HUBweek’s Girl Hackathon Draws Milton Girls
Milton students mentored middle- and elementary-school students at HUBweek’s Girl Hackathon, a Boston event that encourages young girls to develop a love of computer programming and coding.
Jessica Wang ’18, Charlotte Moremen ’19, Amaya Sangurima-Jimenez ’19, and Jen Zhao ’19 served as hackathon mentors. It’s not a competition; it’s a chance for girls to explore the possibilities of coding in a collaborative and supportive setting, and to be proud of their creations, says mathematics faculty member Emily Pries.
“The girls from Milton pushed the teams to think about different methods,” says Emily. “They identified the challenges the teams faced and helped them think about where in the code they could find solutions.
“It was a chance for the younger girls to show off. There were some fun glitches that are part of the process in demonstrating what they built,” she adds.
Girls’ interest in programming continues to rise at Milton. This year, a group of Upper School girls are mentoring students in the Middle School, which now teaches coding at all grade levels.

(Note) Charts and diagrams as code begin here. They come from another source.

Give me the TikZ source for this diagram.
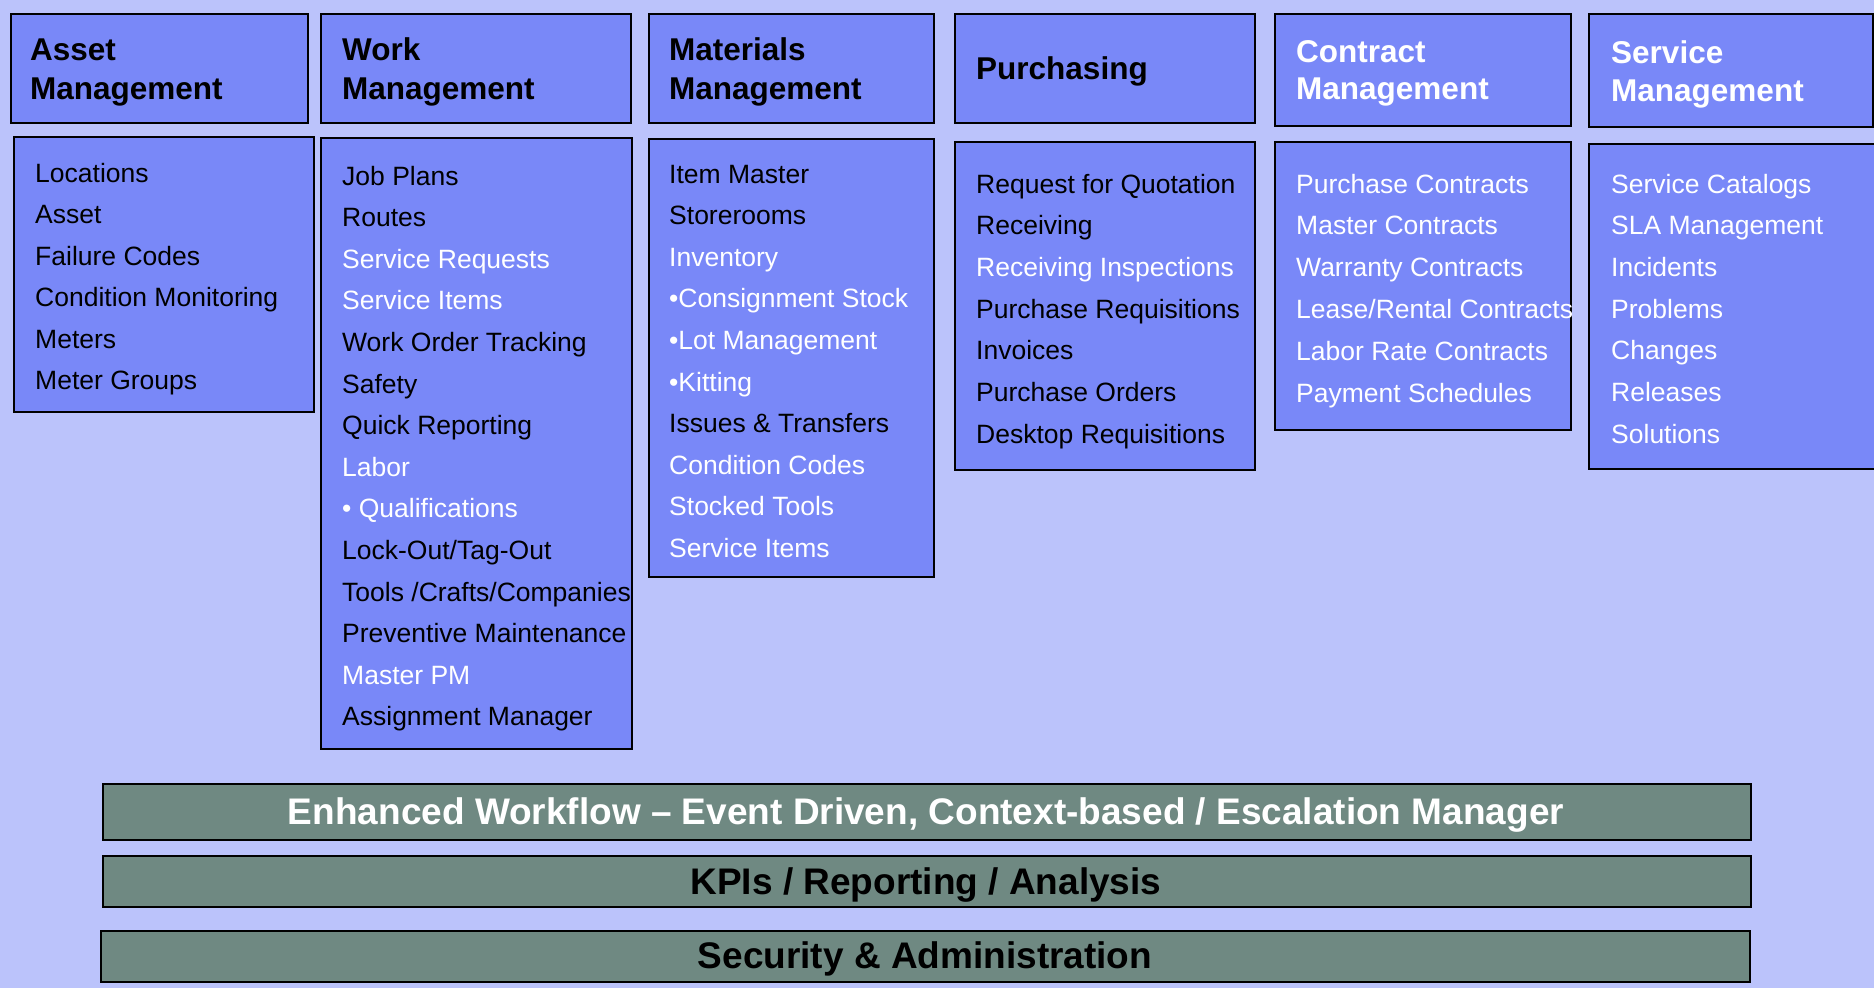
\documentclass[tikz,border=0pt]{standalone}
\usepackage{fontspec}
\setmainfont{Liberation Sans}
\definecolor{bg}{RGB}{187,195,251}
\definecolor{boxfill}{RGB}{121,136,248}
\definecolor{barfill}{RGB}{111,137,130}
\begin{document}
\begin{tikzpicture}[x=1pt,y=-1pt,
  panel/.style={draw=black, line width=2.2pt, fill=boxfill, inner sep=0pt, anchor=north west},
  bar/.style={draw=black, line width=2.2pt, fill=barfill, inner sep=0pt, anchor=north west},
  head/.style={anchor=base west, inner sep=0pt, font=\fontsize{31.5}{36}\selectfont\bfseries},
  itm/.style={anchor=base west, inner sep=0pt, font=\fontsize{26.5}{32}\selectfont},
  bartext/.style={anchor=base, inner sep=0pt, font=\fontsize{37}{42}\selectfont\bfseries},
]
\fill[bg] (0,0) rectangle (1874,988);
\useasboundingbox (0,0) rectangle (1874,988);

% header boxes
\node[panel, minimum width=297pt, minimum height=109pt] (assetH) at (10,13) {};
\node[panel, minimum width=310pt, minimum height=109pt] (workH) at (320,13) {};
\node[panel, minimum width=285pt, minimum height=109pt] (matH) at (648,13) {};
\node[panel, minimum width=300pt, minimum height=109pt] (purH) at (954,13) {};
\node[panel, minimum width=296pt, minimum height=112pt] (conH) at (1274,13) {};
\node[panel, minimum width=284pt, minimum height=113pt] (serH) at (1588,13) {};

% body boxes
\node[panel, minimum width=300pt, minimum height=275pt] (assetB) at (13,136) {};
\node[panel, minimum width=311pt, minimum height=611pt] (workB) at (320,137) {};
\node[panel, minimum width=285pt, minimum height=438pt] (matB) at (648,138) {};
\node[panel, minimum width=300pt, minimum height=328pt] (purB) at (954,141) {};
\node[panel, minimum width=296pt, minimum height=288pt] (conB) at (1274,141) {};
\node[panel, minimum width=290pt, minimum height=325pt] (serB) at (1588,143) {};

% bars
\node[bar, minimum width=1648pt, minimum height=56pt] (wfB) at (102,783) {};
\node[bar, minimum width=1648pt, minimum height=51pt] (kpiB) at (102,855) {};
\node[bar, minimum width=1649pt, minimum height=51pt] (secB) at (100,930) {};
\node[bartext, text=white] (wfT) at (926,824) {Enhanced Workflow – Event Driven, Context-based / Escalation Manager};
\node[bartext, text=black] (kpiT) at (926,894) {KPIs / Reporting / Analysis};
\node[bartext, text=black] (secT) at (925,968) {Security \& Administration};

% header texts
\node[head] (assetH1) at (30,60) {Asset};
\node[head] (assetH2) at (30,99) {Management};
\node[head] (workH1) at (342,60) {Work};
\node[head] (workH2) at (342,99) {Management};
\node[head] (matH1) at (669,60) {Materials};
\node[head] (matH2) at (669,99) {Management};
\node[head] (purH1) at (976,79) {Purchasing};
\node[head, text=white] (conH1) at (1296,62) {Contract};
\node[head, text=white] (conH2) at (1296,99) {Management};
\node[head, text=white] (serH1) at (1611,63) {Service};
\node[head, text=white] (serH2) at (1611,101) {Management};

% item lists
\foreach [count=\i] \c/\t in {black/Locations, black/Asset, black/Failure Codes,
  black/Condition Monitoring, black/Meters, black/Meter Groups}
  \node[itm, text=\c] (asset\i) at (35,182+41.5*\i-41.5) {\t};

\foreach [count=\i] \c/\t in {black/Job Plans, black/Routes, white/Service Requests,
  white/Service Items, black/Work Order Tracking, black/Safety, black/Quick Reporting,
  white/Labor, white/{\textbullet\ Qualifications}, black/{Lock-Out/Tag-Out},
  black/{Tools /Crafts/Companies}, black/Preventive Maintenance, white/Master PM,
  black/Assignment Manager}
  \node[itm, text=\c] (work\i) at (342,185+41.6*\i-41.6) {\t};

\foreach [count=\i] \c/\t in {black/Item Master, black/Storerooms, white/Inventory,
  white/{\textbullet Consignment Stock}, white/{\textbullet Lot Management},
  white/{\textbullet Kitting}, black/{Issues \& Transfers}, white/Condition Codes,
  white/Stocked Tools, white/Service Items}
  \node[itm, text=\c] (mat\i) at (669,183+41.6*\i-41.6) {\t};

\foreach [count=\i] \c/\t in {black/Request for Quotation, black/Receiving,
  white/Receiving Inspections, black/Purchase Requisitions, black/Invoices,
  black/Purchase Orders, black/Desktop Requisitions}
  \node[itm, text=\c] (pur\i) at (976,193+41.7*\i-41.7) {\t};

\foreach [count=\i] \t in {Purchase Contracts, Master Contracts, Warranty Contracts,
  {Lease/Rental Contracts}, Labor Rate Contracts, Payment Schedules}
  \node[itm, text=white] (con\i) at (1296,193+41.8*\i-41.8) {\t};

\foreach [count=\i] \t in {Service Catalogs, SLA Management, Incidents, Problems,
  Changes, Releases, Solutions}
  \node[itm, text=white] (ser\i) at (1611,193+41.7*\i-41.7) {\t};
\end{tikzpicture}
\end{document}
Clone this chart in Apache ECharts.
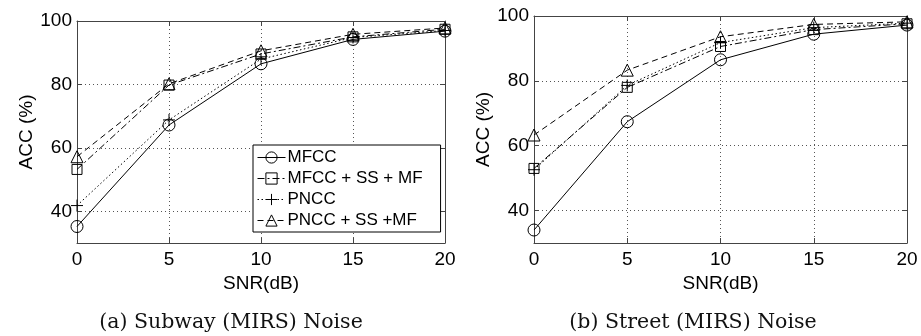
<!DOCTYPE html>
<html>
<head>
<meta charset="utf-8">
<script src="https://cdn.jsdelivr.net/npm/echarts@6/dist/echarts.min.js"></script>
<style>html,body{margin:0;padding:0;background:#fff}#c{width:921px;height:336px}</style>
</head>
<body>
<div id="c"></div>
<script>
const snr = [0, 5, 10, 15, 20];
const yTicks = [40, 60, 80, 100];
const names = ['MFCC', 'MFCC + SS + MF', 'PNCC', 'PNCC + SS +MF'];
const subwayMFCC = [35.2, 67.2, 86.5, 94.2, 96.8];
const subwayMFCCSSMF = [53.2, 79.8, 89.6, 95.0, 97.4];
const subwayPNCC = [41.8, 68.8, 88.0, 94.8, 97.0];
const subwayPNCCSSMF = [57.2, 80.2, 90.6, 95.8, 97.8];
const streetMFCC = [34.0, 67.4, 86.5, 94.4, 97.2];
const streetMFCCSSMF = [53.0, 78.0, 90.6, 95.8, 97.6];
const streetPNCC = [52.6, 78.6, 91.8, 96.4, 97.8];
const streetPNCCSSMF = [63.3, 83.3, 93.6, 97.4, 98.2];
const captions = ['(a) Subway (MIRS) Noise', '(b) Street (MIRS) Noise'];
const xName = 'SNR(dB)';
const yName = 'ACC (%)';

const sans = 'Liberation Sans';
const axisCol = '#444';
const styles = [
  {symbol: 'circle', size: 12, type: 'solid'},
  {symbol: 'rect', size: 10, type: [7, 3, 2, 3]},
  {symbol: 'path://M5,0L5,10M0,5L10,5', size: 12, type: [1.5, 2.5]},
  {symbol: 'triangle', size: 12, type: [6, 4]}
];

function mkX(grid, pos, labels) {
  return {
    type: 'value', gridIndex: grid, min: 0, max: 20, interval: 5, position: pos,
    name: labels ? xName : '', nameLocation: 'middle', nameGap: 30,
    nameTextStyle: {fontFamily: sans, fontSize: 19, color: '#000'},
    axisLine: {show: true, onZero: false, lineStyle: {color: axisCol, width: 1}},
    axisTick: {show: true, inside: true, length: 5, lineStyle: {color: axisCol}},
    axisLabel: {show: labels, fontFamily: sans, fontSize: 19, color: '#000', margin: 7},
    splitLine: {show: labels, lineStyle: {color: '#555', type: [1, 3], width: 1}}
  };
}
function mkY(grid, pos, labels) {
  return {
    type: 'value', gridIndex: grid, min: 30, max: 100, position: pos,
    name: labels ? yName : '', nameLocation: 'middle', nameGap: 40, nameRotate: 90,
    nameTextStyle: {fontFamily: sans, fontSize: 19, color: '#000'},
    axisLine: {show: true, onZero: false, lineStyle: {color: axisCol, width: 1}},
    axisTick: {show: true, inside: true, length: 5, customValues: yTicks, lineStyle: {color: axisCol}},
    axisLabel: {show: labels, customValues: yTicks, fontFamily: sans, fontSize: 19, color: '#000', margin: 5},
    splitLine: {show: labels, lineStyle: {color: '#555', type: [1, 3], width: 1}}
  };
}
function mkSeries(idx, data, i) {
  const s = styles[i];
  return {
    type: 'line', name: names[i], xAxisIndex: idx, yAxisIndex: idx,
    data: snr.map((x, k) => [x, data[k]]),
    symbol: s.symbol, symbolSize: s.size, showAllSymbol: true,
    lineStyle: {color: '#000', width: 1, type: s.type},
    itemStyle: {color: 'rgba(0,0,0,0)', borderColor: '#000', borderWidth: 1},
    emphasis: {disabled: true}, animation: false, z: 3
  };
}

const chart = echarts.init(document.getElementById('c'), null, {renderer: 'canvas'});
chart.setOption({
  animation: false,
  backgroundColor: '#fff',
  title: [
    {text: captions[0], left: 226, top: 307, textAlign: 'center',
     textStyle: {fontFamily: 'DejaVu Serif', fontSize: 20.5, fontWeight: 'normal', color: '#111'}},
    {text: captions[1], left: 688, top: 307, textAlign: 'center',
     textStyle: {fontFamily: 'DejaVu Serif', fontSize: 20.5, fontWeight: 'normal', color: '#111'}}
  ],
  grid: [
    {left: 77, top: 21, width: 368, height: 222, containLabel: false},
    {left: 534, top: 16, width: 373, height: 227, containLabel: false}
  ],
  xAxis: [mkX(0, 'bottom', true), mkX(1, 'bottom', true), mkX(0, 'top', false), mkX(1, 'top', false)],
  yAxis: [mkY(0, 'left', true), mkY(1, 'left', true), mkY(0, 'right', false), mkY(1, 'right', false)],
  legend: {
    show: true, orient: 'vertical', left: 253, top: 145,
    data: names, itemWidth: 28, itemHeight: 14, itemGap: 4,
    padding: [4, 18, 3, 4],
    backgroundColor: '#fff', borderColor: '#000', borderWidth: 1, borderRadius: 0,
    itemStyle: {color: 'rgba(0,0,0,0)', borderColor: '#000', borderWidth: 1},
    lineStyle: {width: 1, color: '#000'},
    textStyle: {fontFamily: sans, fontSize: 17, color: '#000', padding: [0, 0, 0, -3]},
    selectedMode: false
  },
  series: [
    mkSeries(0, subwayMFCC, 0), mkSeries(0, subwayMFCCSSMF, 1), mkSeries(0, subwayPNCC, 2), mkSeries(0, subwayPNCCSSMF, 3),
    mkSeries(1, streetMFCC, 0), mkSeries(1, streetMFCCSSMF, 1), mkSeries(1, streetPNCC, 2), mkSeries(1, streetPNCCSSMF, 3)
  ]
});
</script>
</body>
</html>
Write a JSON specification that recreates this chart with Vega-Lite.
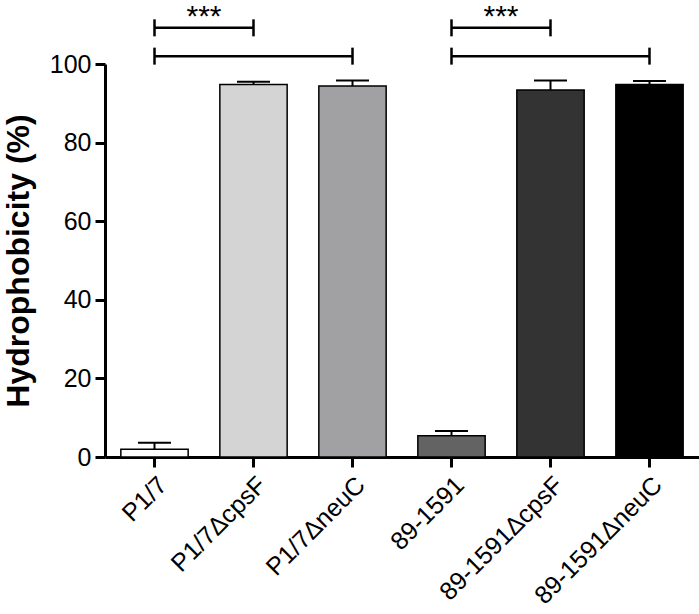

“It’s really exciting to see,” says Emily, who started teaching at Milton this year. “Having coding in the geometry classes is a good way to show what coding actually looks like, which is something creative and collaborative and driven by what you envision, instead of something out of a textbook.”
What’s exciting about girls learning programming at younger ages is that they don’t have any preconceived notions about what the programming world is “supposed” to look like.
“A segment of the programming world explicitly prides itself on being a boys’ club,” she says. “There’s a mindset that they have this secret knowledge, but the reality is that anybody in the world can be a programmer. Anybody.”